Thousands march in Moscow to mark May Day holiday

ChrisD(RJ) chrisd at russiajournal.com
Wed May 1 02:23:41 PDT 2002


Thousands march in Moscow to mark May Day holiday Eds: UPDATES in grafs 6-7 with message from Putin to trade unionists AP Photos MOSB101-103

MOSCOW (AP) - Thousands of trade unionists gathered in downtown Moscow on Wednesday to celebrate the traditional May Day holiday while communists marked the occasion at a separate rally.

Organizers of the trade unionists' rally said at least 140,000 people had gathered behind St. Basil's cathedral near Red Square by midmorning. Another 100,000 people met at the separate communist rally at Karl Marx Square in front of the Bolshoi Theater several blocks from Red Square, the ITAR-Tass news agency reported.

Participants in the trade union rally criticized government policy toward labor, but praised the leadership of President Vladimir Putin.

Andrei Isayev, deputy chairman of Federation of Trade Unions, said Russia was being led by "a person we are not ashamed of before the whole world: a sober, reasonable and rational politician."

But, he said, Russia was not developing dynamically because Putin's policy was becoming stuck "in the stagnant bureaucratic apparatus of those who do not want to work and cannot work."

Putin sent a message to the trade unionists that was read to the crowd over a loudspeaker.

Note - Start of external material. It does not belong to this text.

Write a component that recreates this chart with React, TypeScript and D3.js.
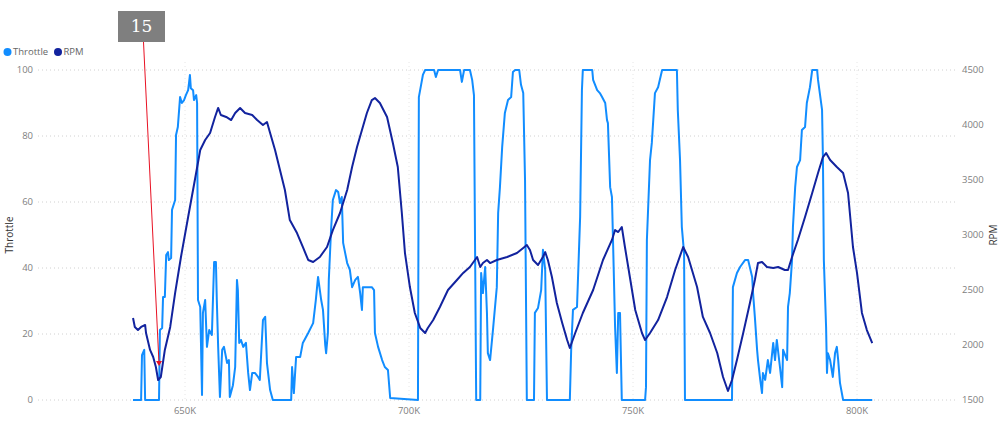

"The main task of the government and all constructive forces in society is to make Russia a wealthy, prospering country," Putin's message said. "I believe that the joint rally by representatives from the Federation of Trade Unions will help achieve this goal."

Some 4,000 police officers and traffic police were deployed in the city center to control the crowds celebrating May Day, once one of the most important holidays in the former Soviet Union, ITAR-Tass said.

Leading the communist rally, party leader Gennady Zyuganov noted that more young people were taking part in the May Day celebration. "The participants have increased by four or five times (over recent years), and many of them are young people," he said.

Elsewhere in the former Soviet Union, rallies were planned in about 500 cities and towns.